**Exercise:** Only the lines from the one with "Write the matplotlib code for this chart." to the one with "self.shift = shift", both included, should be output, without any images.

** Start Data to process **

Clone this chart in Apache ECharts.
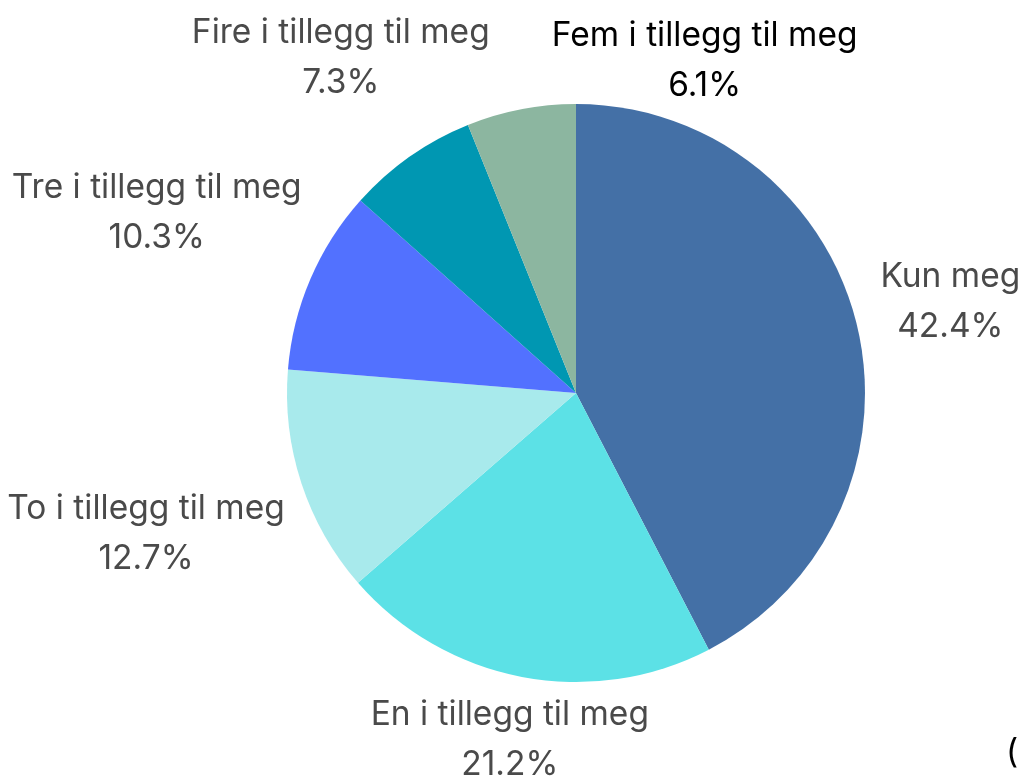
<!DOCTYPE html>
<html>
<head>
<meta charset="utf-8">
<script src="https://cdn.jsdelivr.net/npm/echarts@6/dist/echarts.min.js"></script>
<style>html,body{margin:0;padding:0;background:#fff;}#c{width:1018px;height:780px;}</style>
</head>
<body>
<div id="c"></div>
<script>
const categories = ['Kun meg', 'En i tillegg til meg', 'To i tillegg til meg', 'Tre i tillegg til meg', 'Fire i tillegg til meg', 'Fem i tillegg til meg'];
const values = [42.4, 21.2, 12.7, 10.3, 7.3, 6.1];
const colors = ['#4470a6', '#5ce1e6', '#a8eaec', '#5271ff', '#0097b2', '#8cb6a0'];

const CX = 576, CY = 393, R = 289, GAP = 20;
const total = values.reduce((a, b) => a + b, 0);
const midAngles = [];
(function () { let acc = 0; values.forEach(v => { midAngles.push((acc + v / 2) / total * 2 * Math.PI); acc += v; }); })();
// label nudge (label dragged manually in the original)
const labelNudge = { 'Fem i tillegg til meg': [196, 15] };

const chart = echarts.init(document.getElementById('c'), null, { renderer: 'canvas' });
chart.setOption({
  backgroundColor: '#fff',
  animation: false,
  series: [{
    type: 'pie',
    center: [CX, CY],
    radius: R,
    startAngle: 90,
    clockwise: true,
    avoidLabelOverlap: false,
    data: categories.map((n, i) => ({
      name: n, value: values[i],
      itemStyle: { color: colors[i] },
      label: { color: i === 5 ? '#000000' : '#4a4a4a' }
    })),
    itemStyle: { borderWidth: 0 },
    label: {
      show: true,
      position: 'outside',
      fontFamily: 'Inter',
      fontSize: 33.5,
      lineHeight: 50,
      align: 'center',
      overflow: 'none',
      formatter: p => p.name + '\n' + p.value.toFixed(1) + '%'
    },
    labelLine: { show: false },
    labelLayout: function (p) {
      const i = p.dataIndex;
      const ang = midAngles[i];
      const ux = Math.sin(ang), uy = -Math.cos(ang);
      const a = p.labelRect.width / 2, b = p.labelRect.height / 2 - 12;
      const target = R + GAP;
      let lo = 0, hi = 3000;
      for (let k = 0; k < 60; k++) {
        const D = (lo + hi) / 2;
        const dx = Math.max(Math.abs(D * ux) - a, 0), dy = Math.max(Math.abs(D * uy) - b, 0);
        if (Math.hypot(dx, dy) < target) lo = D; else hi = D;
      }
      const D = lo;
      const nudge = labelNudge[categories[i]] || [0, 0];
      return {
        x: CX + D * ux + nudge[0],
        y: CY + D * uy + nudge[1],
        align: 'center',
        verticalAlign: 'middle'
      };
    }
  }],
  graphic: [{
    type: 'text', left: 1006, top: 736,
    style: { text: '(', fontFamily: 'Inter', fontSize: 33.5, fill: '#000' }
  }]
});
</script>
</body>
</html>
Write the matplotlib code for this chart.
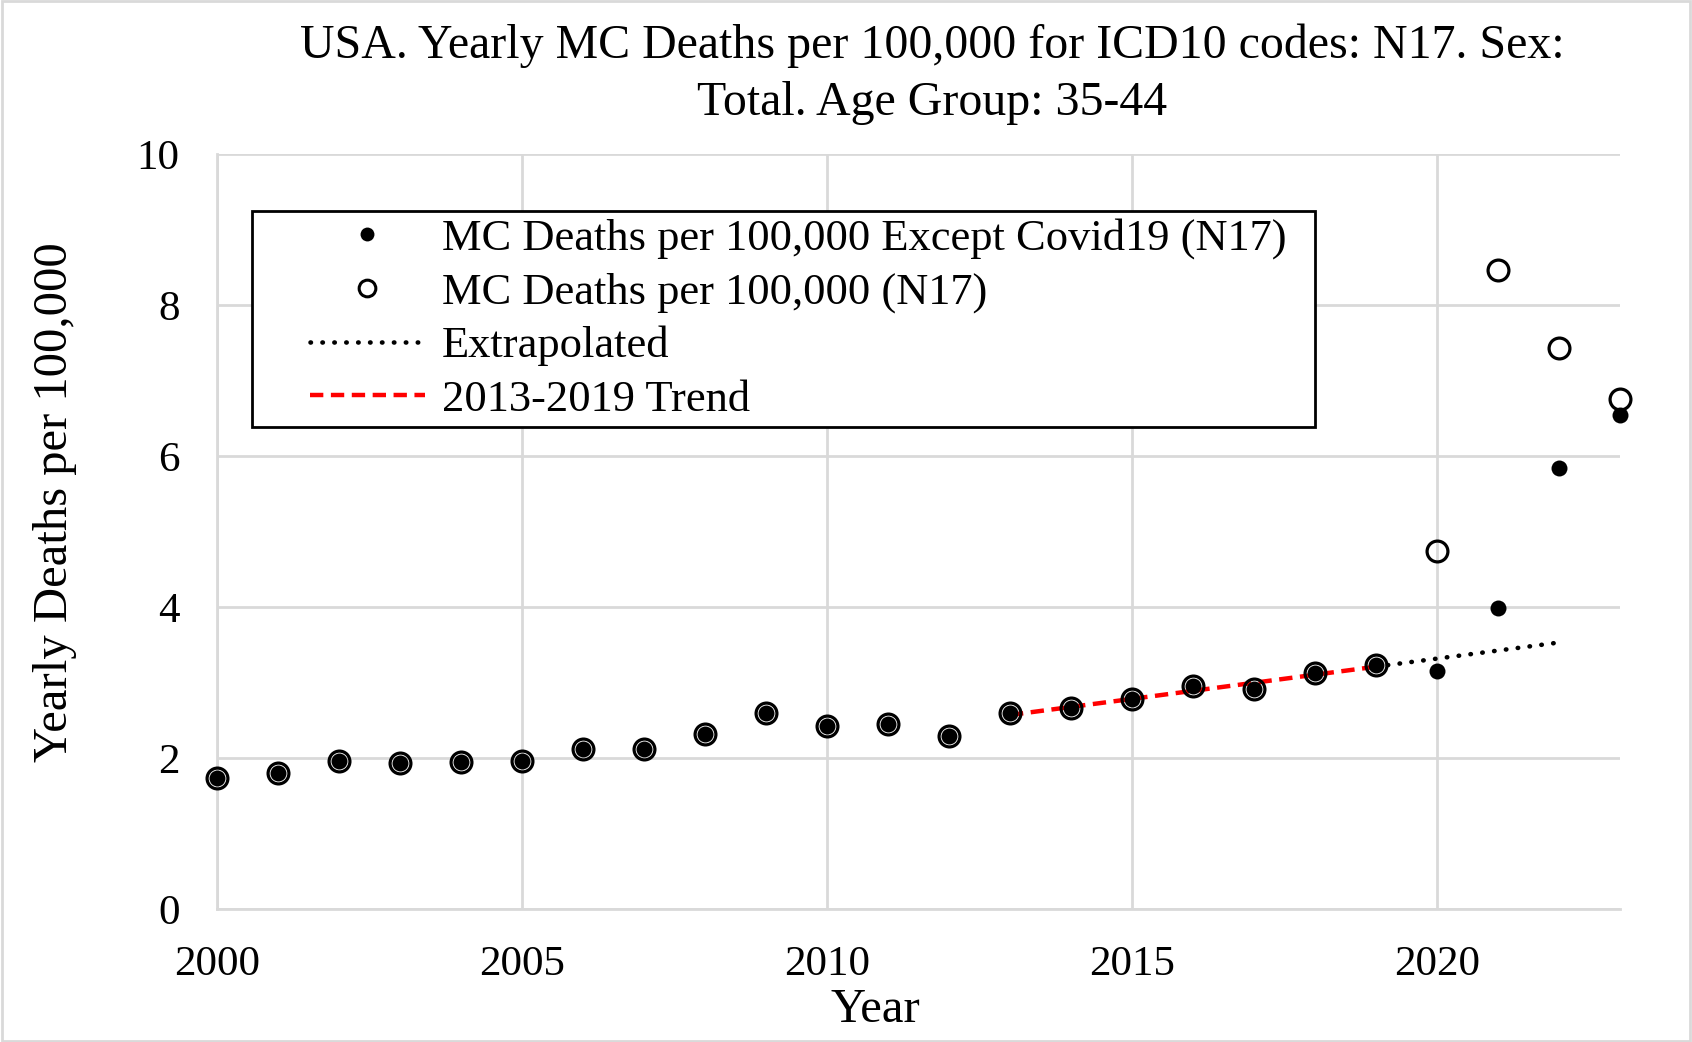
import matplotlib
matplotlib.use("Agg")
import matplotlib.pyplot as plt
from matplotlib.lines import Line2D
from matplotlib.patches import Rectangle
from matplotlib.legend_handler import HandlerLine2D

years = list(range(2000, 2024))
deaths_all = [1.73, 1.80, 1.96, 1.93, 1.95, 1.96, 2.12, 2.12, 2.32, 2.60,
              2.42, 2.45, 2.29, 2.59, 2.66, 2.78, 2.95, 2.92, 3.13, 3.23,
              4.74, 8.47, 7.43, 6.75]
deaths_ex_covid = [1.73, 1.80, 1.96, 1.93, 1.95, 1.96, 2.12, 2.12, 2.32, 2.60,
                   2.42, 2.45, 2.29, 2.59, 2.66, 2.78, 2.95, 2.92, 3.13, 3.23,
                   3.15, 3.99, 5.84, 6.54]
trend_years = [2013, 2019]
trend_vals = [2.57, 3.21]
extrap_years = [2019, 2022]
extrap_vals = [3.21, 3.53]


class ShiftHandler(HandlerLine2D):
    # leaves an empty gap on the left of the legend handle, like Excel does
    def __init__(self, shift=1.0, **kw):
        super().__init__(**kw)
        self.shift = shift

    def create_artists(self, legend, orig_handle, xdescent, ydescent, width, height, fontsize, trans):
        s = self.shift * fontsize
        return super().create_artists(legend, orig_handle, xdescent - s, ydescent,
                                      width - s, height, fontsize, trans)


plt.rcParams['font.family'] = ['Liberation Serif', 'DejaVu Serif']

fig = plt.figure(figsize=(16.92, 10.42), dpi=100)
ax = fig.add_axes([0.1283, 0.1276, 0.9574 - 0.1283, 0.8522 - 0.1276])

grid_c = '#d9d9d9'
dots = (0, (0.1, 2.5))
dashes = (0, (3.0, 1.7))
ax.plot(extrap_years, extrap_vals, color='black', lw=3.3,
        linestyle=dots, dash_capstyle='round', zorder=2)
ax.plot(trend_years, trend_vals, color='#ff0000', lw=3.2,
        linestyle=dashes, zorder=2)
ax.plot(years, deaths_ex_covid, 'o', color='black', ms=11.5, mew=0,
        linestyle='none', zorder=3, clip_on=False)
ax.plot(years, deaths_all, 'o', mfc='none', mec='black', ms=15, mew=2.3,
        linestyle='none', zorder=4, clip_on=False)

ax.set_xlim(2000, 2023)
ax.set_ylim(0, 10)
ax.set_xticks([2000, 2005, 2010, 2015, 2020])
ax.set_yticks([0, 2, 4, 6, 8, 10])
ax.grid(True, color=grid_c, lw=2)
ax.set_axisbelow(True)
for s in ['top', 'right']:
    ax.spines[s].set_visible(False)
for s in ['left', 'bottom']:
    ax.spines[s].set_color(grid_c)
    ax.spines[s].set_linewidth(2)
ax.tick_params(length=0, labelsize=31)
ax.tick_params(axis='x', pad=26)
ax.tick_params(axis='y', pad=27)
ax.set_xlabel('Year', fontsize=35)
ax.set_ylabel('Yearly Deaths per 100,000', fontsize=35)
ax.xaxis.set_label_coords(0.469, -0.105)
ax.yaxis.set_label_coords(-0.100, 0.539)

fig.suptitle('USA. Yearly MC Deaths per 100,000 for ICD10 codes: N17. Sex:\nTotal. Age Group: 35-44',
             fontsize=34.5, x=0.551, y=0.977, linespacing=1.38)

handles = [
    Line2D([], [], marker='o', color='black', ms=10, mew=0, linestyle='none'),
    Line2D([], [], marker='o', mfc='none', mec='black', ms=12, mew=2.2, linestyle='none'),
    Line2D([], [], color='black', lw=3.3, linestyle=dots, dash_capstyle='round'),
    Line2D([], [], color='#ff0000', lw=3.2, linestyle=dashes),
]
labels = ['MC Deaths per 100,000 Except Covid19 (N17)  ', 'MC Deaths per 100,000 (N17)',
          'Extrapolated', '2013-2019 Trend']
leg = ax.legend(handles, labels, loc='upper left', bbox_to_anchor=(252 / 1692, 1 - 211 / 1042),
                bbox_transform=fig.transFigure, fontsize=32, frameon=True, fancybox=False,
                framealpha=1, edgecolor='black', handlelength=3.74, handletextpad=0.38,
                labelspacing=0.3, borderpad=0.15, borderaxespad=0,
                handler_map={Line2D: ShiftHandler(shift=1.15)})
leg.get_frame().set_linewidth(2)

fig.add_artist(Rectangle((0.001, 0.001), 0.998, 0.998, transform=fig.transFigure,
                         fill=False, edgecolor=grid_c, lw=2))

fig.savefig('out.png', dpi=100)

** End Data to process **

**Answer below:**
Write the matplotlib code for this chart.
import matplotlib
matplotlib.use("Agg")
import matplotlib.pyplot as plt
from matplotlib.lines import Line2D
from matplotlib.patches import Rectangle
from matplotlib.legend_handler import HandlerLine2D

years = list(range(2000, 2024))
deaths_all = [1.73, 1.80, 1.96, 1.93, 1.95, 1.96, 2.12, 2.12, 2.32, 2.60,
              2.42, 2.45, 2.29, 2.59, 2.66, 2.78, 2.95, 2.92, 3.13, 3.23,
              4.74, 8.47, 7.43, 6.75]
deaths_ex_covid = [1.73, 1.80, 1.96, 1.93, 1.95, 1.96, 2.12, 2.12, 2.32, 2.60,
                   2.42, 2.45, 2.29, 2.59, 2.66, 2.78, 2.95, 2.92, 3.13, 3.23,
                   3.15, 3.99, 5.84, 6.54]
trend_years = [2013, 2019]
trend_vals = [2.57, 3.21]
extrap_years = [2019, 2022]
extrap_vals = [3.21, 3.53]


class ShiftHandler(HandlerLine2D):
    # leaves an empty gap on the left of the legend handle, like Excel does
    def __init__(self, shift=1.0, **kw):
        super().__init__(**kw)
        self.shift = shift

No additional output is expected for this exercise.